On Oct 21, 2016, at 6:21 PM, Paul Eggert <eggert@cs.ucla.edu> wrote:
On 10/21/2016 06:00 PM, Guy Harris wrote:
Should there be a comment
Yes, it appears so. How about the attached?
It looks good, although the documentation of the purpose of that code appears to be split between the comment in localtime.c: /* Convert from the underlying system's time_t to the ersatz time_tz, which is called 'time_t' in this file. Typically, this merely converts the time's integer width. On some platforms, the system time is local time not UT, or uses some epoch other than the POSIX epoch.

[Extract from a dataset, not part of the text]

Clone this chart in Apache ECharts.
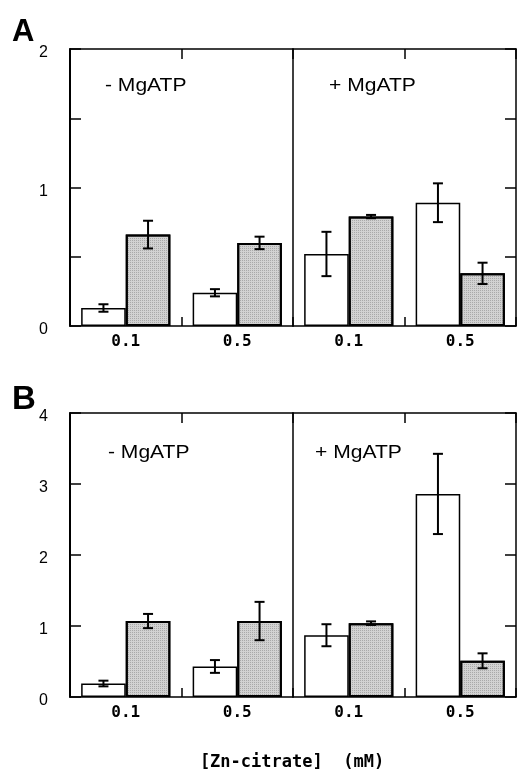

Although this code appears to define a function named 'time' that returns time_t, the macros in private.h cause this code to actually define a function named 'tz_time' that returns tz_time_t. The call to sys_time invokes the underlying system's 'time' function. */ and the comment in private.h: /* ** Compile with -Dtime_tz=T to build the tz package with a private ** time_t type equivalent to T rather than the system-supplied time_t. ** This debugging feature can test unusual design decisions ** (e.g., time_t wider than 'long', or unsigned time_t) even on ** typical platforms. */ So: 1) Is this only a debugging feature? 2) Is it intended only to be used on platforms that provide a native time() call and only to map that result to a seconds-since-the-Un*x-Epoch value of a specified integral type (which might not be the OS's time_t type, so it could be used even on UN*X), rather than to be used as a wrapper around whatever the OS's "native" "what's the current date and time of day" API is? If 1) isn't (is no longer?) true, the comment in private.h should probably be updated. If 2)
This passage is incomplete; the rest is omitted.